中国の懸念の他にも、WTI原油が50ドルを超えると、米国のシェールガオイル生産が再び増加する懸念がある。コンサルタント会社のJBC Energyは先週、シェールオイル生産によって米国の生産量が今月「一日当たり1200万バレルを大幅に超えた」可能性があると述べている。
パラジウムが金を超えて最も価値のある金属へ
原油から話を変えると、パラジウムは人気の商品の一つである。パラジウムの現物価格は1オンスあたり1300ドルを超える高値を記録し、先週から金を超え、世界で一番高価な金属となっている。
パラジウムの上昇は1年以上前の2017年10月に始まった。特に先週では、中国政府による自動車促進によってパラジウムの自動車排ガス浄化装置向け消費が予想され、パラジウム価格はピークを打った。

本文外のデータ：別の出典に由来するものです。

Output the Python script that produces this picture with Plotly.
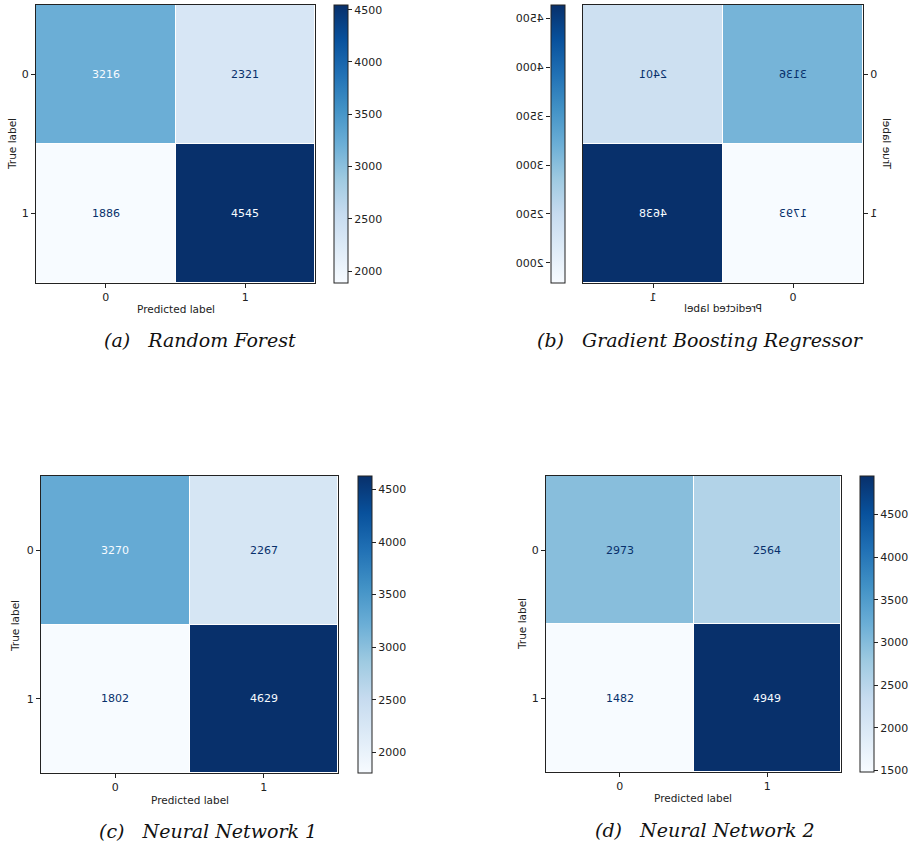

だが、工業的需要はパラジウムの1面にしか過ぎないと考えられる。
テキサス州AddisonにあるDillon Gage Metals社の執行副社長であるWalter Pehowich氏は、「更なる投資金が、この薄くて比較的小さい市場に流れ込んできており」、何よりも投機的な動きがパラジウムの上昇を引き起こしていると述べている。
Pehowich氏はパラジウム市場の高騰ぶりを示すために、3月のパラジウム先物の未決済の建玉総数を示した。シカゴ・マーカンタイル取引所の指定倉庫在庫では4万4000オンスであるが、未決済の建玉総数は25000であり、換算すると250万オンスに及んでいる。
供給量を超える程に投資家はパラジウムへ興味を示している
Pehowich氏はさらに以下のように述べている。
3月限のパラジウム取引が始まるまでまだ6週間ある。今までは、取引量をうまく制限し、問題はなかった。だが、我々はこんなにパラジウムの価格が上がったのを見たことがなく、現在投資家がこんなにもパラジウムに興味を示している中、どのように起こりうる問題を取引の中で回避するのかは興味深い
コンサルタント会社のMetals Focus社は、ロシアや南アフリカなどの主要原産国からの供給量には成長が見られないが、昨年自動車産業のパラジウムに対する需要は記録的である850万オンスにも達していると見込まれている。
Bloombergによると、Norilsk Nickel PJSC社のマーケット開発・分析リーダーであるAnton Berlin氏は、ハイブリッド車・プラグインハイブリッド車の両方でのパラジウムの使用量が2020年には2016年の約3倍にもなるだろうと述べている。
JPモルガンのアナリストも、ハイブリッド車の全世界における市場シェアは2016年の3%から、2025年には23%になる予想だと語っている。
Pehowich氏は、「我々はこれがどのようになるのか注意深く見守っている」と付け加えた。